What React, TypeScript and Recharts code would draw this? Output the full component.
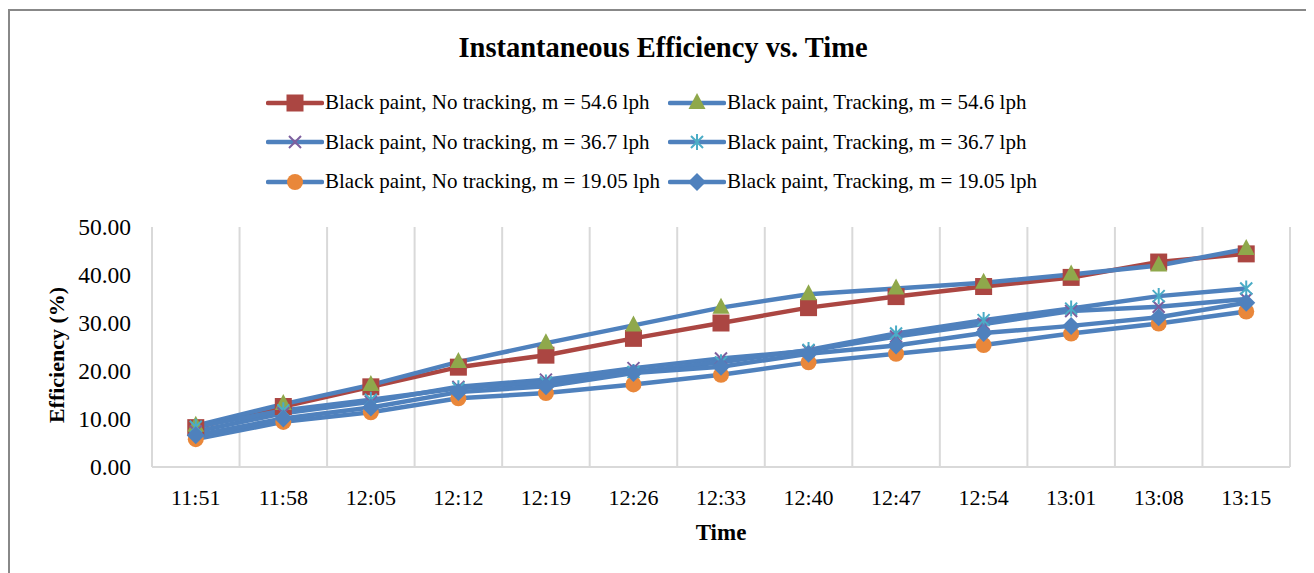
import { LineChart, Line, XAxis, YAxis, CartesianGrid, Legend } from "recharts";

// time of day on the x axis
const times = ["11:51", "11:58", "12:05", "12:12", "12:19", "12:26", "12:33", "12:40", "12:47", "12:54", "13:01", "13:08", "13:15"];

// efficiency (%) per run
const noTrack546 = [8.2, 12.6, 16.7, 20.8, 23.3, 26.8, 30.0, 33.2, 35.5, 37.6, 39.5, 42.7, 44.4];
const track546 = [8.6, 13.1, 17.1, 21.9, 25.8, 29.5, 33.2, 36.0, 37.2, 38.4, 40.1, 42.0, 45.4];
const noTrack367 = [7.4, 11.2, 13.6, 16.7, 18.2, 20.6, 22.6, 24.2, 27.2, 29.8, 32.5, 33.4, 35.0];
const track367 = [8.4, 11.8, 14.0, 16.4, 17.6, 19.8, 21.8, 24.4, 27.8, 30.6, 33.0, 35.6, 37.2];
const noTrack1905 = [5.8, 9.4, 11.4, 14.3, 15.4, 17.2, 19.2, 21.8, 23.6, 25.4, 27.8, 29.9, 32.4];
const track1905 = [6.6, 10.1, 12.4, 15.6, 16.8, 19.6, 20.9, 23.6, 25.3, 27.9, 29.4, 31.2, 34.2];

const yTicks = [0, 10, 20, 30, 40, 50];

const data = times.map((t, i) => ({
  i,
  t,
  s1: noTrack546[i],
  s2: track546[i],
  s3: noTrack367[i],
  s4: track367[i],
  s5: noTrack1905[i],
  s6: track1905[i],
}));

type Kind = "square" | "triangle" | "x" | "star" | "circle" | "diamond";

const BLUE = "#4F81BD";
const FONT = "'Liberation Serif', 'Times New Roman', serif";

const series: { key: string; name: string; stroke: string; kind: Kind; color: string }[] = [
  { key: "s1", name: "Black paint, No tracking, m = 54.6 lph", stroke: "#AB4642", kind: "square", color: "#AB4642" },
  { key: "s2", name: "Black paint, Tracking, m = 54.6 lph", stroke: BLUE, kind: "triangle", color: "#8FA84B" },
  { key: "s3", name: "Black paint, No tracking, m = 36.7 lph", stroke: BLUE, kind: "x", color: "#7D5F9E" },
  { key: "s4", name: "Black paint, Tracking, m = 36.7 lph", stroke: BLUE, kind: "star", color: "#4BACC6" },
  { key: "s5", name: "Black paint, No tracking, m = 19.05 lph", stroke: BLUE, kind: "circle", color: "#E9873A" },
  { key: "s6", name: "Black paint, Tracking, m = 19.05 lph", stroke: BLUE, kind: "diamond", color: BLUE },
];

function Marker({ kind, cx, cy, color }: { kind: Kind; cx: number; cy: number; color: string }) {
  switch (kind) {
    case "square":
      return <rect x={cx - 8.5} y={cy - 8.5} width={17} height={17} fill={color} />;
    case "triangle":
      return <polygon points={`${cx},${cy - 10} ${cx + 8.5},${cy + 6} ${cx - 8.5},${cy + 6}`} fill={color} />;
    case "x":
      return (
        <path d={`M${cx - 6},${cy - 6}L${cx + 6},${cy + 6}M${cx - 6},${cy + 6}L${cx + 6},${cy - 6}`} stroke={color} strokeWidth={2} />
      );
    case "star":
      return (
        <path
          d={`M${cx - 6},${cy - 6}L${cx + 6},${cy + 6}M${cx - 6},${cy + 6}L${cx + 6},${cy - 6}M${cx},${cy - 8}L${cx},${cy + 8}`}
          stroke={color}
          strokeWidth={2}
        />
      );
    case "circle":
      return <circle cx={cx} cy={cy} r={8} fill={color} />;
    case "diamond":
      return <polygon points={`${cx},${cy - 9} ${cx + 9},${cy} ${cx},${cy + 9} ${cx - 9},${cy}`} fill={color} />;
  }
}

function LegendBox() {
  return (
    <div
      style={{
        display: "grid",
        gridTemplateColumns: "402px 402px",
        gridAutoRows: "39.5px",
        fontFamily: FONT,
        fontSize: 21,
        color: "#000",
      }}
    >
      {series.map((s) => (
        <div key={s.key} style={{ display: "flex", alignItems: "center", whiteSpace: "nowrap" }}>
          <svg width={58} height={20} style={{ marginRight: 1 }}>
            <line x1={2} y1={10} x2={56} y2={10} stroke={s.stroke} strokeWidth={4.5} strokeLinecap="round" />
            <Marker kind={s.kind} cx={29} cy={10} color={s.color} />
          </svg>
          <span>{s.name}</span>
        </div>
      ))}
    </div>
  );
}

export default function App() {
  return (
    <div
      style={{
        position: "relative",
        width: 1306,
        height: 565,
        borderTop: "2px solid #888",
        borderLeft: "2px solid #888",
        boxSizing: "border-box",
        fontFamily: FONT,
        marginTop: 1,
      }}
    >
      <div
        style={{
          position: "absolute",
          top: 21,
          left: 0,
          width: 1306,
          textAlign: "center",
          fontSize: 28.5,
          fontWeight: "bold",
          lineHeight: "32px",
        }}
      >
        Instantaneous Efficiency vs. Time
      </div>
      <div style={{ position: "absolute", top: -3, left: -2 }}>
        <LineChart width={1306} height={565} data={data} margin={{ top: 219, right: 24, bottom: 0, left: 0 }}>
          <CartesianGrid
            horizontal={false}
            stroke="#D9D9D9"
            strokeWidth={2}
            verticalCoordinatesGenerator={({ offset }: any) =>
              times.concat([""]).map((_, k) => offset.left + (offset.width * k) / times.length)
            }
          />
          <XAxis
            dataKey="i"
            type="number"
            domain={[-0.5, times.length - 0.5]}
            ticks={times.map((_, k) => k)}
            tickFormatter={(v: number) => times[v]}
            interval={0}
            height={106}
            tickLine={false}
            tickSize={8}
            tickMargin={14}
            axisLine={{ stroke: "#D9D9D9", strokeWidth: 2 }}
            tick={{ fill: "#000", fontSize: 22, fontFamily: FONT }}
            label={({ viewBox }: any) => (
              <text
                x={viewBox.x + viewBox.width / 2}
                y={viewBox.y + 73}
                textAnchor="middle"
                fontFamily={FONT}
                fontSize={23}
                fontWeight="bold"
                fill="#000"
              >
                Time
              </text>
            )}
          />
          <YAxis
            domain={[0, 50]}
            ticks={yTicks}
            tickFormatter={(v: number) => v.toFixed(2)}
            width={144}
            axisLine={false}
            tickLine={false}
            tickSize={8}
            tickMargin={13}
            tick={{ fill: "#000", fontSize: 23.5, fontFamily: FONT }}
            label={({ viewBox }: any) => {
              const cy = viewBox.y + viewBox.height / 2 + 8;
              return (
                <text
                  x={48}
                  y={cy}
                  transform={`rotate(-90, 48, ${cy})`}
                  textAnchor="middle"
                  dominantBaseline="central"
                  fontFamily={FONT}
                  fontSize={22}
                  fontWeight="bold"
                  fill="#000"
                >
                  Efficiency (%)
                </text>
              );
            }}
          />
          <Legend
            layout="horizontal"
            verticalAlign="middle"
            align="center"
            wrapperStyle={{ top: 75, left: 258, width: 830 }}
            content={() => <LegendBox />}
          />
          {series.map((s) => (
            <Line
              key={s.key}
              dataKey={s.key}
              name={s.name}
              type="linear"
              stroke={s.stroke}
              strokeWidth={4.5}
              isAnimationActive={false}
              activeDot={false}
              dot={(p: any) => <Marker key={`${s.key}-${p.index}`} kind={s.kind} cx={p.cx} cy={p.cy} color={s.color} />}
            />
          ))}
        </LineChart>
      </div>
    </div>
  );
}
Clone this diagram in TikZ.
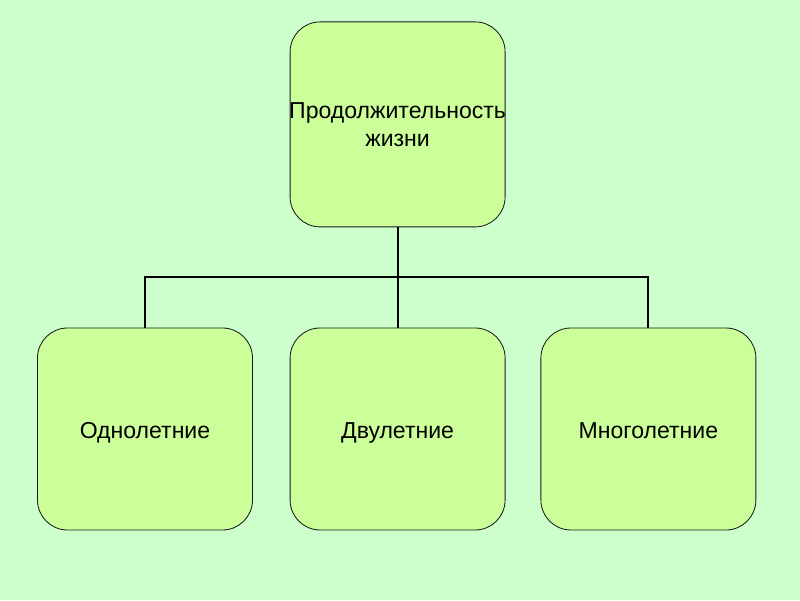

※ ※ ※

Determine how many lines in the listing above hold the word "this", answering with the number only.

2